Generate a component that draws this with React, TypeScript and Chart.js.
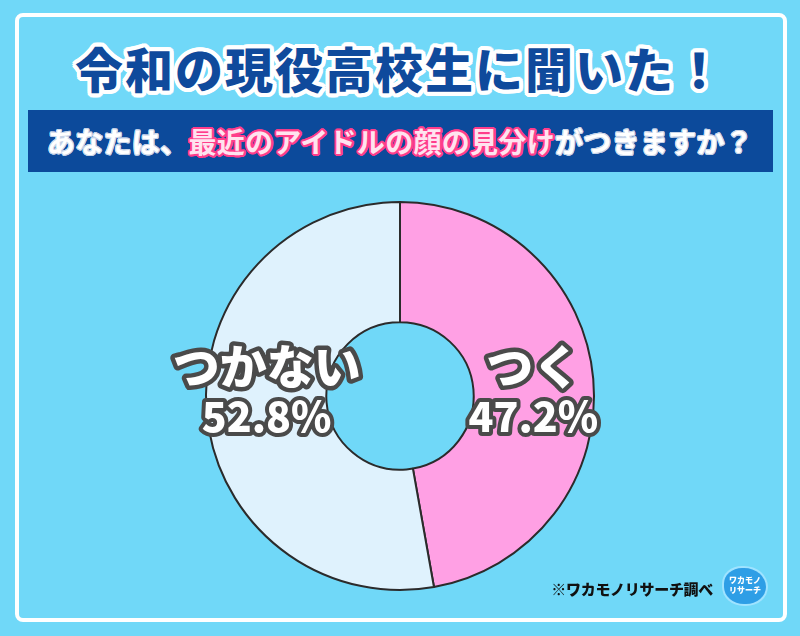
import React, { useEffect, useRef } from "react";
import { Chart, registerables } from "chart.js";

Chart.register(...registerables);

const categories = ["つく", "つかない"];
const values = [47.2, 52.8];
const valueLabels = ["47.2%", "52.8%"];
const sliceColors = ["#ffa0e4", "#dff2fd"];

const BG = "#70d8f8";
const FONT = "'Noto Sans CJK JP', 'Noto Sans', sans-serif";

function outline(color: string, w: number) {
  const s: string[] = [];
  for (let a = 0; a < 16; a++) {
    const t = (a / 16) * Math.PI * 2;
    s.push(`${(Math.cos(t) * w).toFixed(2)}px ${(Math.sin(t) * w).toFixed(2)}px 0 ${color}`);
  }
  return s.join(", ");
}

const labelPlugin = {
  id: "sliceLabels",
  afterDatasetsDraw(chart: any) {
    const ctx = chart.ctx as CanvasRenderingContext2D;
    const meta = chart.getDatasetMeta(0);
    meta.data.forEach((arc: any, i: number) => {
      const pos = arc.tooltipPosition();
      const cy = arc.y;
      const x = pos.x;
      ctx.save();
      ctx.textAlign = "center";
      ctx.textBaseline = "middle";
      ctx.lineJoin = "round";
      ctx.font = `900 47px ${FONT}`;
      ctx.lineWidth = 9;
      ctx.strokeStyle = "#4a4a4a";
      ctx.strokeText(categories[i], x, cy - 30);
      ctx.fillStyle = "#ffffff";
      ctx.fillText(categories[i], x, cy - 30);
      ctx.font = `900 41px ${FONT}`;
      ctx.lineWidth = 8;
      ctx.strokeText(valueLabels[i], x, cy + 20);
      ctx.fillText(valueLabels[i], x, cy + 20);
      ctx.restore();
    });
  },
};

export default function App() {
  const ref = useRef<HTMLCanvasElement | null>(null);

  useEffect(() => {
    if (!ref.current) return;
    const chart = new Chart(ref.current, {
      type: "doughnut",
      data: {
        labels: categories,
        datasets: [
          {
            data: values,
            backgroundColor: sliceColors,
            borderColor: "#2b2b2b",
            borderWidth: 2,
            hoverOffset: 0,
          },
        ],
      },
      options: {
        animation: false,
        responsive: false,
        maintainAspectRatio: false,
        cutout: "38%",
        rotation: 0,
        layout: { padding: { top: 15, bottom: 15 } },
        plugins: {
          legend: { display: false },
          tooltip: { enabled: false },
        },
      },
      plugins: [labelPlugin],
    });
    return () => chart.destroy();
  }, []);

  return (
    <div
      style={{
        position: "absolute",
        left: 0,
        top: 0,
        width: 800,
        height: 636,
        background: BG,
        overflow: "hidden",
        fontFamily: FONT,
      }}
    >
      <div
        style={{
          position: "absolute",
          left: 15,
          top: 13,
          width: 764,
          height: 601,
          border: "4px solid #ffffff",
          borderRadius: 8,
        }}
      />
      <div
        style={{
          position: "absolute",
          left: 0,
          top: 37,
          width: 800,
          textAlign: "center",
          fontSize: 48,
          fontWeight: 900,
          color: "#0f4a9c",
          letterSpacing: 2,
          lineHeight: "60px",
          textShadow: outline("#ffffff", 4),
        }}
      >
        令和の現役高校生に聞いた！
      </div>
      <div
        style={{
          position: "absolute",
          left: 28,
          top: 110,
          width: 745,
          height: 62,
          background: "#0c4a9b",
        }}
      />
      <div
        style={{
          position: "absolute",
          left: 0,
          top: 110,
          width: 800,
          height: 62,
          lineHeight: "62px",
          textAlign: "center",
          fontSize: 28,
          fontWeight: 700,
          color: "#ffffff",
          letterSpacing: 0.3,
          textShadow: outline("#c8d4e8", 1),
        }}
      >
        あなたは、
        <span style={{ color: "#ffe3ef", textShadow: outline("#ff3d8b", 2) }}>
          最近のアイドルの顔の見分け
        </span>
        がつきますか？
      </div>
      <canvas
        ref={ref}
        width={800}
        height={420}
        style={{ position: "absolute", left: 0, top: 186, width: 800, height: 420 }}
      />
      <div
        style={{
          position: "absolute",
          left: 530,
          top: 580,
          width: 183,
          textAlign: "right",
          fontSize: 15,
          fontWeight: 900,
          color: "#111111",
          lineHeight: "18px",
          letterSpacing: -0.3,
        }}
      >
        ※ワカモノリサーチ調べ
      </div>
      <div
        style={{
          position: "absolute",
          left: 724,
          top: 568,
          width: 42,
          height: 36,
          background: "#2e9ee6",
          borderRadius: "45% 55% 50% 50%",
          boxShadow: "0 0 0 2px #9fe3ff",
          color: "#ffffff",
          fontSize: 8,
          fontWeight: 900,
          lineHeight: "10px",
          textAlign: "center",
          paddingTop: 7,
          boxSizing: "border-box",
        }}
      >
        ワカモノ
        <br />
        リサーチ
      </div>
    </div>
  );
}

## REQUIRED WORK:
Write out the full set of lines verbatim, without the pictures.

## EXERCISE RESPONSE:
Generate a component that draws this with React, TypeScript and Chart.js.
import React, { useEffect, useRef } from "react";
import { Chart, registerables } from "chart.js";

Chart.register(...registerables);

const categories = ["つく", "つかない"];
const values = [47.2, 52.8];
const valueLabels = ["47.2%", "52.8%"];
const sliceColors = ["#ffa0e4", "#dff2fd"];

const BG = "#70d8f8";
const FONT = "'Noto Sans CJK JP', 'Noto Sans', sans-serif";

function outline(color: string, w: number) {
  const s: string[] = [];
  for (let a = 0; a < 16; a++) {
    const t = (a / 16) * Math.PI * 2;
    s.push(`${(Math.cos(t) * w).toFixed(2)}px ${(Math.sin(t) * w).toFixed(2)}px 0 ${color}`);
  }
  return s.join(", ");
}

const labelPlugin = {
  id: "sliceLabels",
  afterDatasetsDraw(chart: any) {
    const ctx = chart.ctx as CanvasRenderingContext2D;
    const meta = chart.getDatasetMeta(0);
    meta.data.forEach((arc: any, i: number) => {
      const pos = arc.tooltipPosition();
      const cy = arc.y;
      const x = pos.x;
      ctx.save();
      ctx.textAlign = "center";
      ctx.textBaseline = "middle";
      ctx.lineJoin = "round";
      ctx.font = `900 47px ${FONT}`;
      ctx.lineWidth = 9;
      ctx.strokeStyle = "#4a4a4a";
      ctx.strokeText(categories[i], x, cy - 30);
      ctx.fillStyle = "#ffffff";
      ctx.fillText(categories[i], x, cy - 30);
      ctx.font = `900 41px ${FONT}`;
      ctx.lineWidth = 8;
      ctx.strokeText(valueLabels[i], x, cy + 20);
      ctx.fillText(valueLabels[i], x, cy + 20);
      ctx.restore();
    });
  },
};

export default function App() {
  const ref = useRef<HTMLCanvasElement | null>(null);

  useEffect(() => {
    if (!ref.current) return;
    const chart = new Chart(ref.current, {
      type: "doughnut",
      data: {
        labels: categories,
        datasets: [
          {
            data: values,
            backgroundColor: sliceColors,
            borderColor: "#2b2b2b",
            borderWidth: 2,
            hoverOffset: 0,
          },
        ],
      },
      options: {
        animation: false,
        responsive: false,
        maintainAspectRatio: false,
        cutout: "38%",
        rotation: 0,
        layout: { padding: { top: 15, bottom: 15 } },
        plugins: {
          legend: { display: false },
          tooltip: { enabled: false },
        },
      },
      plugins: [labelPlugin],
    });
    return () => chart.destroy();
  }, []);

  return (
    <div
      style={{
        position: "absolute",
        left: 0,
        top: 0,
        width: 800,
        height: 636,
        background: BG,
        overflow: "hidden",
        fontFamily: FONT,
      }}
    >
      <div
        style={{
          position: "absolute",
          left: 15,
          top: 13,
          width: 764,
          height: 601,
          border: "4px solid #ffffff",
          borderRadius: 8,
        }}
      />
      <div
        style={{
          position: "absolute",
          left: 0,
          top: 37,
          width: 800,
          textAlign: "center",
          fontSize: 48,
          fontWeight: 900,
          color: "#0f4a9c",
          letterSpacing: 2,
          lineHeight: "60px",
          textShadow: outline("#ffffff", 4),
        }}
      >
        令和の現役高校生に聞いた！
      </div>
      <div
        style={{
          position: "absolute",
          left: 28,
          top: 110,
          width: 745,
          height: 62,
          background: "#0c4a9b",
        }}
      />
      <div
        style={{
          position: "absolute",
          left: 0,
          top: 110,
          width: 800,
          height: 62,
          lineHeight: "62px",
          textAlign: "center",
          fontSize: 28,
          fontWeight: 700,
          color: "#ffffff",
          letterSpacing: 0.3,
          textShadow: outline("#c8d4e8", 1),
        }}
      >
        あなたは、
        <span style={{ color: "#ffe3ef", textShadow: outline("#ff3d8b", 2) }}>
          最近のアイドルの顔の見分け
        </span>
        がつきますか？
      </div>
      <canvas
        ref={ref}
        width={800}
        height={420}
        style={{ position: "absolute", left: 0, top: 186, width: 800, height: 420 }}
      />
      <div
        style={{
          position: "absolute",
          left: 530,
          top: 580,
          width: 183,
          textAlign: "right",
          fontSize: 15,
          fontWeight: 900,
          color: "#111111",
          lineHeight: "18px",
          letterSpacing: -0.3,
        }}
      >
        ※ワカモノリサーチ調べ
      </div>
      <div
        style={{
          position: "absolute",
          left: 724,
          top: 568,
          width: 42,
          height: 36,
          background: "#2e9ee6",
          borderRadius: "45% 55% 50% 50%",
          boxShadow: "0 0 0 2px #9fe3ff",
          color: "#ffffff",
          fontSize: 8,
          fontWeight: 900,
          lineHeight: "10px",
          textAlign: "center",
          paddingTop: 7,
          boxSizing: "border-box",
        }}
      >
        ワカモノ
        <br />
        リサーチ
      </div>
    </div>
  );
}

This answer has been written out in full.